Found on this page, the author states the origin of the hyperspace sounds (travel while in hyperspace) were created by:
Initially the sound of a McDonnell Douglas DC-9, jet, Burtt tinkered slightly with the recording to bring it to the galaxy far, far away. Taking two copies of the DC-9 sound and playing them slightly out of sync, the product is an oscillating version of the engine.

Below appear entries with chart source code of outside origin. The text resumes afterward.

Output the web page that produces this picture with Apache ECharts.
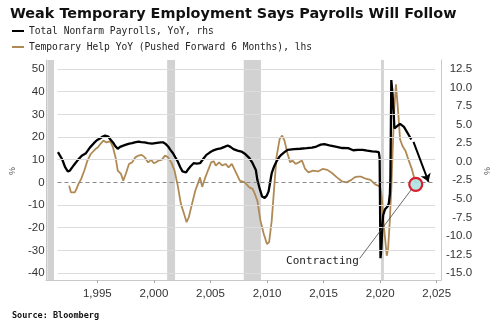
<!DOCTYPE html>
<html>
<head>
<meta charset="utf-8">
<script src="https://cdn.jsdelivr.net/npm/echarts@6/dist/echarts.min.js"></script>
<style>html,body{margin:0;padding:0;background:#fff;}#c{width:500px;height:327px;}</style>
</head>
<body>
<div id="c"></div>
<script>
// ---- data ----
const payrollYears = [1990.5,1990.64,1990.9,1991.15,1991.41,1991.6,1991.76,1992.0,1992.35,1992.7,1993.09,1993.45,1993.82,1994.1,1994.42,1994.65,1994.86,1995.0,1995.15,1995.35,1995.59,1995.8,1996.03,1996.25,1996.48,1996.8,1997.1,1997.36,1997.6,1997.95,1998.2,1998.5,1998.84,1999.2,1999.66,2000.0,2000.25,2000.45,2000.69,2000.9,2001.14,2001.35,2001.58,2001.8,2002.02,2002.2,2002.35,2002.55,2002.75,2003.05,2003.35,2003.64,2003.95,2004.23,2004.5,2004.82,2005.2,2005.56,2005.9,2006.2,2006.45,2006.73,2007.1,2007.47,2007.85,2008.21,2008.5,2008.8,2008.94,2009.15,2009.38,2009.62,2009.8,2009.98,2010.12,2010.27,2010.5,2010.71,2010.95,2011.15,2011.45,2011.74,2012.33,2012.9,2013.5,2014.0,2014.4,2014.8,2015.13,2015.6,2016.17,2016.8,2017.34,2017.8,2018.23,2018.68,2019.1,2019.56,2019.9,2020.17,2020.25,2020.33,2020.42,2020.5,2020.58,2020.75,2021.0,2021.1,2021.2,2021.25,2021.33,2021.45,2021.55,2021.62,2021.76,2021.95,2022.14,2022.5,2022.94,2023.18];
const payrollValues = [1.3,1.15,0.3,-0.7,-1.32,-1.2,-1.0,-0.4,0.25,0.8,1.15,1.9,2.5,2.9,3.17,3.4,3.52,3.5,3.4,3.0,2.6,2.1,1.75,2.0,2.14,2.3,2.45,2.5,2.6,2.7,2.65,2.6,2.5,2.45,2.55,2.6,2.6,2.4,2.05,1.6,1.15,0.6,0.03,-0.7,-1.3,-1.45,-1.45,-1.0,-0.65,-0.2,-0.25,-0.2,0.4,0.93,1.2,1.5,1.7,1.8,2.0,2.18,2.0,1.7,1.5,1.37,1.0,0.48,-0.2,-1.1,-2.44,-3.6,-4.7,-4.9,-4.6,-4.0,-2.8,-1.54,-0.6,0.03,0.6,0.93,1.3,1.6,1.7,1.75,1.83,1.9,2.05,2.3,2.36,2.2,2.05,1.85,1.83,1.55,1.6,1.6,1.5,1.4,1.35,1.3,0.5,-13.0,-11.5,-8.8,-7.2,-6.4,-6.0,-5.6,-4.3,-2.0,11.0,9.0,6.5,4.5,4.7,4.9,5.1,4.7,3.6,3.0];

const tempYears = [1991.53,1991.7,1992.06,1992.25,1992.4,1992.65,1992.94,1993.23,1993.53,1993.97,1994.2,1994.42,1994.7,1995.0,1995.3,1995.45,1995.59,1995.83,1996.03,1996.33,1996.54,1996.77,1997.07,1997.36,1997.65,1997.95,1998.24,1998.54,1998.84,1999.13,1999.35,1999.57,1999.8,2000.1,2000.4,2000.69,2000.98,2001.28,2001.58,2001.87,2002.16,2002.4,2002.6,2002.9,2003.2,2003.43,2003.64,2003.84,2004.08,2004.37,2004.67,2004.9,2005.1,2005.4,2005.7,2006.0,2006.28,2006.58,2006.88,2007.1,2007.32,2007.77,2008.2,2008.5,2008.7,2008.94,2009.23,2009.53,2009.83,2010.03,2010.27,2010.5,2010.71,2011.0,2011.24,2011.45,2011.74,2011.98,2012.19,2012.48,2012.77,2013.07,2013.36,2013.66,2014.1,2014.54,2014.98,2015.42,2015.87,2016.3,2016.75,2017.2,2017.64,2017.93,2018.2,2018.52,2018.96,2019.4,2019.84,2020.29,2020.44,2020.59,2020.73,2020.91,2021.03,2021.18,2021.33,2021.47,2021.62,2021.76,2021.85,2021.97,2022.14,2022.36,2022.65,2022.85,2023.03,2023.24,2023.44,2023.62];
const tempValues = [-1.45,-4.4,-4.4,-2.5,-0.7,1.5,5.2,9.6,12.5,14.7,15.5,16.9,18.4,17.6,18.1,17.0,15.4,11.0,5.2,3.7,0.75,3.7,8.1,8.8,11.0,11.8,12.1,11.0,8.8,9.9,8.5,8.8,9.6,9.9,11.8,11.0,8.8,5.2,-1.45,-9.5,-13.9,-17.6,-15.4,-9.5,-3.7,-0.7,2.2,-2.0,1.5,5.2,8.8,9.3,7.4,8.8,7.4,8.1,6.6,8.1,5.2,3.0,0.75,0.0,-2.2,-2.9,-5.0,-8.1,-16.9,-22.7,-27.2,-26.4,-16.9,-2.2,11.0,19.1,20.6,18.4,12.5,8.8,9.6,8.1,8.8,9.6,5.9,4.4,5.2,4.8,5.9,5.5,4.0,2.2,0.45,0.0,1.1,2.2,2.5,2.5,1.6,1.1,-0.9,-1.9,-6.0,-16.3,-23.6,-32.4,-29.5,-17.8,-3.1,16.0,33.7,43.2,42.5,30.7,19.0,16.0,13.8,10.9,10.1,5.7,2.1,-0.1];

const recessionStart = [1990.58, 2001.17, 2007.94, 2020.08];
const recessionEnd   = [1991.17, 2001.87, 2009.46, 2020.33];

const xTickYears = [1995, 2000, 2005, 2010, 2015, 2020, 2025];
const leftTickValues = [-40, -30, -20, -10, 0, 10, 20, 30, 40, 50];
const leftTicks = { min: -40, max: 50, step: 10 };
const rightTicks = { min: -15, max: 12.5, step: 2.5 };

const payrollName = 'Total Nonfarm Payrolls, YoY, rhs';
const tempName = 'Temporary Help YoY (Pushed Forward 6 Months), lhs';

// annotation anchors (data coordinates)
const circlePoint = [2023.59, -0.9];
const contractingLabel = [2014.96, -34.9];
const connectorFrom = [2018.4, -33.6];
const connectorTo = [2023.18, -3.2];
const arrowFrom = [2023.38, 2.67];
const arrowTo = [2024.77, -2.7];

// ---- chart ----
const X_MIN = 1990.46, X_MAX = 2025.38;
const pair = (xs, ys) => xs.map((x, i) => [x, ys[i]]);
const BROWN = '#b08a55';
const labelFont = 'Liberation Sans';

const gridLines = leftTickValues.filter(v => v !== 0).map(v => ({
  yAxis: v, lineStyle: { type: 'solid', color: '#dcdcdc', width: 1 }
}));

const chart = echarts.init(document.getElementById('c'), null, { renderer: 'canvas' });
chart.setOption({
  animation: false,
  backgroundColor: '#fff',
  title: [
    { text: 'Weak Temporary Employment Says Payrolls Will Follow', left: 5, top: 2,
      textStyle: { fontFamily: 'DejaVu Sans', fontWeight: 'bold', fontSize: 14.4, color: '#111' } },
    { text: 'Source: Bloomberg', left: 7, top: 306,
      textStyle: { fontFamily: 'DejaVu Sans Mono', fontWeight: 'bold', fontSize: 8.5, color: '#111' } }
  ],
  legend: {
    data: [payrollName, tempName],
    orient: 'vertical', left: 7, top: 20,
    icon: 'rect', itemWidth: 12, itemHeight: 2, itemGap: 4,
    textStyle: { fontFamily: 'DejaVu Sans Mono', fontSize: 9.6, color: '#222', lineHeight: 12 }
  },
  grid: [
    { left: 46, right: 59, top: 69, bottom: 54 },
    { left: 46, right: 59, top: 60, bottom: 47 }
  ],
  xAxis: [
    { type: 'value', gridIndex: 0, min: X_MIN, max: X_MAX, show: false },
    { type: 'value', gridIndex: 1, min: X_MIN, max: X_MAX,
      axisLine: { show: true, lineStyle: { color: '#c8c8c8' } },
      axisTick: { show: true, customValues: xTickYears, length: 3, lineStyle: { color: '#aaa' } },
      axisLabel: { customValues: xTickYears, margin: 8, fontFamily: labelFont, fontSize: 11.5, color: '#333' },
      splitLine: { show: false } }
  ],
  yAxis: [
    { type: 'value', gridIndex: 0, position: 'left', min: leftTicks.min, max: leftTicks.max, interval: leftTicks.step,
      name: '%', nameLocation: 'middle', nameGap: 36, nameRotate: 90,
      nameTextStyle: { fontSize: 9, color: '#555' },
      axisLine: { show: false }, axisTick: { show: false },
      axisLabel: { margin: 13, fontFamily: labelFont, fontSize: 11.5, color: '#333' },
      splitLine: { show: false } },
    { type: 'value', gridIndex: 0, position: 'right', min: rightTicks.min, max: rightTicks.max, interval: rightTicks.step,
      name: '%', nameLocation: 'middle', nameGap: 44, nameRotate: 90,
      nameTextStyle: { fontSize: 9, color: '#555' },
      axisLine: { show: false }, axisTick: { show: false },
      axisLabel: { margin: 37, align: 'right', fontFamily: labelFont, fontSize: 11.5, color: '#333',
        formatter: v => v.toFixed(1) },
      splitLine: { show: false } },
    { type: 'value', gridIndex: 1, position: 'left', min: 0, max: 1,
      axisLine: { show: true, lineStyle: { color: '#c8c8c8' } }, axisTick: { show: false },
      axisLabel: { show: false }, splitLine: { show: false } },
    { type: 'value', gridIndex: 1, position: 'right', min: 0, max: 1,
      axisLine: { show: true, lineStyle: { color: '#c8c8c8' } }, axisTick: { show: false },
      axisLabel: { show: false }, splitLine: { show: false } }
  ],
  series: [
    { name: 'recessions', type: 'line', xAxisIndex: 1, yAxisIndex: 2, data: [[X_MIN, 0]],
      showSymbol: false, lineStyle: { opacity: 0 }, silent: true, z: 0,
      markArea: { silent: true, itemStyle: { color: '#d2d2d2' },
        data: recessionStart.map((s, i) => [{ xAxis: s }, { xAxis: recessionEnd[i] }]) } },
    { name: 'gridlines', type: 'line', xAxisIndex: 0, yAxisIndex: 0, data: [[X_MIN, 0]],
      showSymbol: false, lineStyle: { opacity: 0 }, silent: true, z: 1,
      markLine: { silent: true, symbol: 'none', label: { show: false }, animation: false,
        data: gridLines.concat([{ yAxis: 0, lineStyle: { type: [4, 3], color: '#8a8a8a', width: 1 } }]) } },
    { name: tempName, type: 'line', xAxisIndex: 0, yAxisIndex: 0, data: pair(tempYears, tempValues),
      showSymbol: false, color: BROWN, lineStyle: { color: BROWN, width: 1.8 }, z: 3,
      markLine: { silent: true, symbol: 'none', label: { show: false },
        data: [
          [{ coord: connectorFrom }, { coord: connectorTo }]
        ],
        lineStyle: { type: 'solid', color: '#444', width: 0.8 } },
      markPoint: { silent: true,
        data: [
          { coord: circlePoint, symbol: 'circle', symbolSize: 13,
            itemStyle: { color: 'rgba(175,225,225,0.9)', borderColor: '#d61f2c', borderWidth: 2.2 },
            label: { show: false } },
          { coord: contractingLabel, symbol: 'circle', symbolSize: 0,
            label: { show: true, position: 'inside', formatter: 'Contracting',
              fontFamily: 'DejaVu Sans Mono', fontSize: 11, color: '#222' } }
        ] } },
    { name: payrollName, type: 'line', xAxisIndex: 0, yAxisIndex: 1, data: pair(payrollYears, payrollValues),
      showSymbol: false, color: '#000', lineStyle: { color: '#000', width: 2.3 }, z: 4,
      markLine: { silent: true, symbol: ['none', 'arrow'], symbolSize: 8, label: { show: false },
        lineStyle: { type: 'solid', color: '#000', width: 2 },
        data: [[{ coord: arrowFrom }, { coord: arrowTo }]] } }
  ]
});
</script>
</body>
</html>
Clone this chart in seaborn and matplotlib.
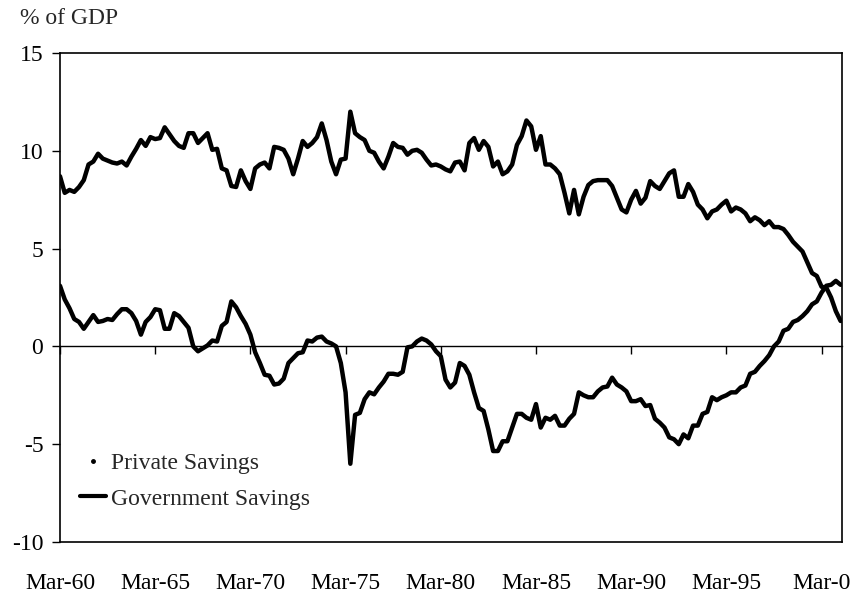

It doesn't, however, give the origin of going into hyperspace, as you've requested. It appears that this site, however does cover all of the noises of when the Millenium Falcon's hyperdrive conks out:
Eyes on Cinema has dug up an interview from 1980 featuring Ben Burtt – the sound designer for Star Wars, and in the video there is a breakdown of all the various noises that came together to create the clatter that occurs when the Millennium Falcon fails to go into hyperspace in The Empire Strikes Back. Apparently there were eight sounds that wound up being combined to create the effect, but the video only identifies five of them, namely:
- The inertia starter of an old 1928 biplane
- An air jet recorded in a dentist’s office
- The sound of an arclight motor starting and stopping
- The sound of a motor located in the turret of an armored tank
- Pipes underneath a broken sink in the bathroom at the recording studio
Here's the interview which the information comes from:
And here's the clip where it fails with a little better resolution:
It appears that this site has the lock, though. There's an interview with a bunch of the sound people from Star Wars, including Richard Anderson, who I believe was the sound mixer for at least part of the series:
O'CONNELL: I've heard the Millennium Falcon in a hundred movies since Star Wars. How did you create those sounds, especially the hyperdrive?
ANDERSON: It was recorded from a 1929 Beech Travelaire plane, which used something called an inertia crank to start the engine. It was a spring-driven motor that the pilot would wind up outside the plane. Then he would get in he cockpit, release the spring and start the propeller. Treg Brown at Warner Bros. also used it as the sound for the Tasmanian Devil.